Ofgem ‘failures’ years ago are now hitting customers
Ofgem’s failures to effectively regulate energy suppliers as far back as 2018 have “come at a considerable cost” to households, the spending watchdog has said.
Despite problems with the financial resilience of energy retailers emerging in 2018, Ofgem did not tighten requirements for new suppliers until 2019 or for existing suppliers until 2021, by which point wholesale gas and electricity prices had increased to unprecedented levels, the Public Accounts Committee (PAC) said.
Some 29 energy suppliers have failed since July last year, affecting around four million households.
Customers have been left to pick up the £2.7 billion cost of the failures at an extra £94 per household, a cost that will “very likely increase”, the PAC said in a report.
The committee concluded this was due to “Ofgem’s failure to effectively regulate the energy supplier market”, adding that the regulator “did not strike the right balance between promoting competition in the energy suppliers market and ensuring energy suppliers were financially resilient”.

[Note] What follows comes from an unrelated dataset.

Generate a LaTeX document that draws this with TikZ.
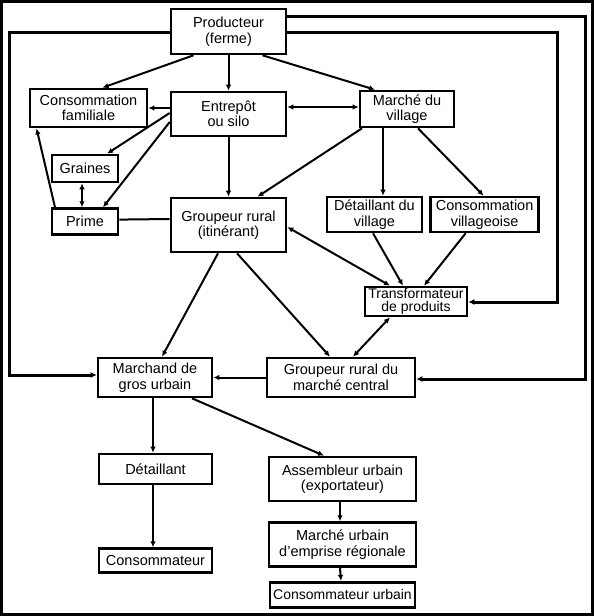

It found the price cap was “providing only very limited protection to households from increases in the wholesale price of energy”, noting that Ofgem expected prices could “get significantly worse through 2023”.
The Department for Business, Energy and Industrial Strategy (BEIS) and Ofgem should “review the costs and benefits of the price cap from a consumer’s perspective” ahead of making decisions about the future of energy price controls.
PAC said the position of vulnerable customers, who already pay higher energy prices, was “unacceptable”.
PAC chairwoman Dame Meg Hillier said: “Problems in the energy supply market were apparent in 2018 – years before the unprecedented spike in prices that sparked the current crisis, and Ofgem was too slow to act.
“Households will pay dear, with the cost of bailouts added to record and rising bills.”